Tuesday, April 26, 2016

Epistemology: Knowing Your Community

The Culturally Responsive Evaluation and Awareness conference in Chicago left me with awe. True awe, the jaw-dropping, mind-blowing "wow," so bear with me as I struggle to articulate the experience into a blog entry. First off to hear words like "evaluation" and "holographic" in the same sentence was certainly a new experience. These are the people that care more about the stories and "soft" qualitative evidence as the statistical quantitative data. There were large representations of native Hawaiians and New Zealand Maori people along with several American Indian tribes. The conference began with three of these tribes singing their equivalent to the national anthem and then the representatives of the visiting tribes bringing gifts to the local tribes to thank them for letting them be on their land. It was incredible to see the intentionality in these tribe members of not only thanking them for hosting, but acknowledging the land that we were standing upon. That in itself made me know this conference was going to be a game-changer.
The next 2.5 days were spent listening to speakers from many different communities of color and researchers and graduate students talking about how they had implemented culturally responsive practices in their cultural contexts and/or work. A main lesson I learned during the Sistema fellowship of tailoring your program to the community was discussed in almost every presentation. After breaking down epistemology (ways of knowing), I want to take that concept one step further: value your community. Knowledge is only the beginning. Knowledge means nothing if one doesn't use it to respond in a culturally responsive way, which requires valuing the culture(s) of the people one is working with.
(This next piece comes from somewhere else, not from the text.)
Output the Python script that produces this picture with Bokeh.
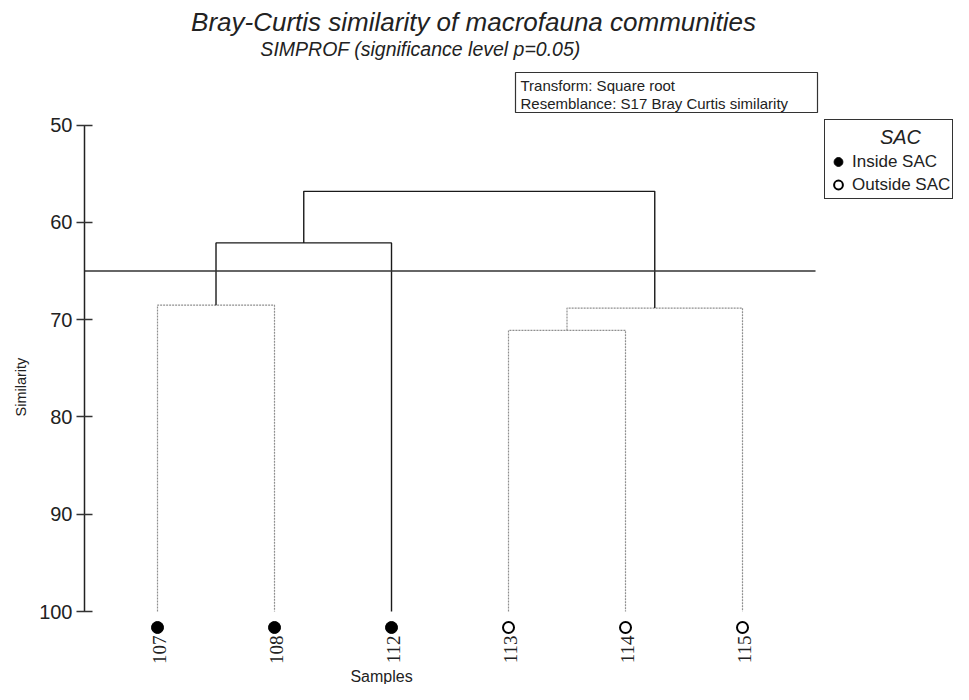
import math
from bokeh.plotting import figure
from bokeh.models import (Range1d, FixedTicker, Legend, LegendItem, Label,
                          BoxAnnotation, Title)
from bokeh.embed import file_html
from bokeh.resources import INLINE

# ---------------- data ----------------
samples = ["107", "108", "112", "113", "114", "115"]
inside_sac = [True, True, True, False, False, False]
# merges: node ids 0..5 are leaves, 6.. are merges in order
merge_a = [0, 6, 3, 8, 7]
merge_b = [1, 2, 4, 5, 9]
merge_h = [68.5, 62.1, 71.1, 68.8, 56.8]
merge_sig = [False, True, False, False, True]
leaf_level = 100.0
cut_level = 65.0
y_ticks = [50, 60, 70, 80, 90, 100]

# ---------------- layout constants ----------------
FONT = "Liberation Sans"
TXT = "#222222"
W, H = 953, 684
ML = 84
PX_X = 117.0            # px per leaf
PX_Y = 9.726            # px per similarity unit
PAD = 0.624             # leaf padding (units)
X_LEFT = -PAD
X_RIGHT = X_LEFT + (W - ML) / PX_X
Y_TOP = 50 - 124.7 / PX_Y
Y_BOT = 100 + (H - 611.0) / PX_Y


def ax(px):
    return X_LEFT + (px - ML) / PX_X


def ay(py):
    return Y_TOP + py / PX_Y


marker_level = ay(627)
label_level = ay(635)

# ---------------- dendrogram geometry ----------------
n = len(samples)
node_x = list(range(n))
node_h = [leaf_level] * n
solid_xs, solid_ys, dot_xs, dot_ys = [], [], [], []
for a, b, h, sig in zip(merge_a, merge_b, merge_h, merge_sig):
    xa, xb = node_x[a], node_x[b]
    ha, hb = node_h[a], node_h[b]
    xs = [xa, xa, xb, xb]
    ys = [ha, h, h, hb]
    if sig:
        solid_xs.append(xs); solid_ys.append(ys)
    else:
        dot_xs.append(xs); dot_ys.append(ys)
    node_x.append((xa + xb) / 2)
    node_h.append(h)

p = figure(width=W, height=H, output_backend="svg", toolbar_location=None,
           x_range=Range1d(X_LEFT, X_RIGHT), y_range=Range1d(Y_BOT, Y_TOP),
           min_border_left=ML, min_border_right=0, min_border_top=0,
           min_border_bottom=0)
p.grid.visible = False
p.outline_line_color = None
p.background_fill_color = "white"
p.xaxis.visible = False

p.multi_line(xs=dot_xs, ys=dot_ys, line_color="#8f8f8f", line_width=1.2,
             line_dash="2 1")
p.multi_line(xs=solid_xs, ys=solid_ys, line_color="#1a1a1a", line_width=1.4)
p.segment(x0=[X_LEFT], y0=[cut_level], x1=[n - 1 + PAD], y1=[cut_level],
          line_color="#333333", line_width=1.5)

x_in = [i for i in range(n) if inside_sac[i]]
x_out = [i for i in range(n) if not inside_sac[i]]
r_in = p.scatter(x=x_in, y=[marker_level] * len(x_in), size=12, marker="circle",
                 fill_color="black", line_color="black")
r_out = p.scatter(x=x_out, y=[marker_level] * len(x_out), size=11, marker="circle",
                  fill_color="white", line_color="black", line_width=2)

# sample (leaf) labels, reading bottom-to-top below each leaf
p.text(x=list(range(n)), y=[label_level] * n, text=samples, angle=math.pi / 2,
       text_align="right", text_baseline="middle", text_font_size="19px",
       text_font=FONT, text_color=TXT, x_offset=2)

# y axis
ya = p.yaxis[0]
ya.ticker = FixedTicker(ticks=y_ticks)
ya.bounds = (50, 100)
ya.axis_line_color = "#222222"
ya.axis_line_width = 1.5
ya.major_tick_in = 8
ya.major_tick_out = 8
ya.major_tick_line_color = "#333333"
ya.major_tick_line_width = 1.5
ya.minor_tick_line_color = None
ya.major_label_text_font = FONT
ya.major_label_text_font_size = "20px"
ya.major_label_text_color = TXT
ya.major_label_standoff = 4

# y axis title placed in the left panel
p.add_layout(Title(text="Similarity", align="left", offset=H - 416,
                   text_font=FONT, text_font_size="14.5px", text_font_style="normal",
                   text_color=TXT, standoff=16), "left")

p.add_layout(Label(x=ax(381), y=ay(676), text="Samples",
                   text_font=FONT, text_font_size="16px", text_align="center",
                   text_baseline="middle", text_color=TXT))

# titles
p.add_layout(Label(x=ax(473), y=ay(21), text="Bray-Curtis similarity of macrofauna communities",
                   text_font=FONT, text_font_size="26px", text_font_style="italic",
                   text_align="center", text_baseline="middle", text_color=TXT))
p.add_layout(Label(x=ax(420), y=ay(48), text="SIMPROF (significance level p=0.05)",
                   text_font=FONT, text_font_size="19.5px", text_font_style="italic",
                   text_align="center", text_baseline="middle", text_color=TXT))

# resemblance info box
p.add_layout(BoxAnnotation(left=ax(515), right=ax(817), top=ay(72), bottom=ay(112),
                           fill_color="white", fill_alpha=1.0,
                           line_color="#333333", line_alpha=1.0, line_width=1.2))
p.add_layout(Label(x=ax(520), y=ay(76),
                   text="Transform: Square root\nResemblance: S17 Bray Curtis similarity",
                   text_font=FONT, text_font_size="15px", text_align="left",
                   text_baseline="top", text_color=TXT, text_line_height=1.1))

# legend
p.add_layout(Label(x=ax(900), y=ay(136), text="SAC",
                   text_font=FONT, text_font_size="20px", text_font_style="italic",
                   text_align="center", text_baseline="middle", text_color=TXT))
legend = Legend(items=[LegendItem(label="Inside SAC", renderers=[r_in]),
                       LegendItem(label="Outside SAC", renderers=[r_out])],
                location=(824 - ML, H - 199),
                title=" ", title_text_font=FONT, title_text_font_size="19px",
                title_standoff=6,
                label_text_font=FONT, label_text_font_size="17px",
                label_text_color=TXT,
                glyph_width=22, glyph_height=23, label_standoff=3, padding=2,
                spacing=0, margin=0,
                border_line_color="#333333", border_line_alpha=1.0,
                border_line_width=1.2,
                background_fill_alpha=0.0)
p.add_layout(legend)

open("out.html", "w").write(file_html(p, INLINE))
I'm working on a case study for my graduate school Integrative Leadership course at the University of Minnesota's Carlson School of Management where we had to select an initiative that exhibited integrative leadership and assess the presence/absence of integrative leadership in the initiative. While there are many definitions of Integrative leadership, our group has defined integrative leadership as the ability to bring diverse voices together to achieve collective impact ensuring all voices are represented at the executive/decision-making level. The organization we selected, Gen Next, has brought together many different stakeholders (corporations, foundations, schools, city officials, neighborhood associations) to close the nation's largest achievement gap and by doing so certainly exhibited qualities of integrative leadership at a sectoral level. However, in our interviews, we learned of contradicting viewpoints as to what extent the initiative has been successful. Mainly due to the fact that the communities GenNext is serving are feeling undervalued. A lesson I heard again and again during this conference was "It's not what you do what you do, but how you do what you do." The why of everyone wanting to close the achievement gap is certainly aligned, but when corporations and foundations want higher literacy and graduation scores, without looking at the youth holistically, particularly that of their cultural values, many community members have felt they are trying to produce worker bees. Efficiency and independence are two examples of assumed values. What if these character traits aren't valued in the communities for which Gen Next is trying to serve? In order for there to be a lasting, significant impact, one must have integrative leadership at a societal level, which requires aligning values, and that is tremendous, deliberate work. Work where people must be humble and make no assumptions and actively listen to each other without judgment. This requires giving up power and authority.

This conference discussed a lot of these dynamics that are part of Critical Theory discourse and was perfectly applicable to both my work in Sistema as well as my graduate coursework in international development. It's all about building trust in relationships and respecting the values of the community, which researchers/development practioners (especially funders) don't always do. I went into this conference with believing the ultimate indicator of social change is agency, that is the power that one has the ability and power to change his/her life trajectory. However, as we've seen in a case study in Uganda, autonomy and independence aren't necessarily values they share. Rather interdependence is part of life and it's through that interdependence that people are motivated to help one another (you scratched my back so I'll scratch yours).

As most good discussions and conferences go, I left the conference with more questions than answers, but also with a framework of knowing what types of questions one needs to ask and to make no assumptions. Aloha in Hawaiian is not just a mere greeting; it means love AND understanding. Now that's a beautiful thing.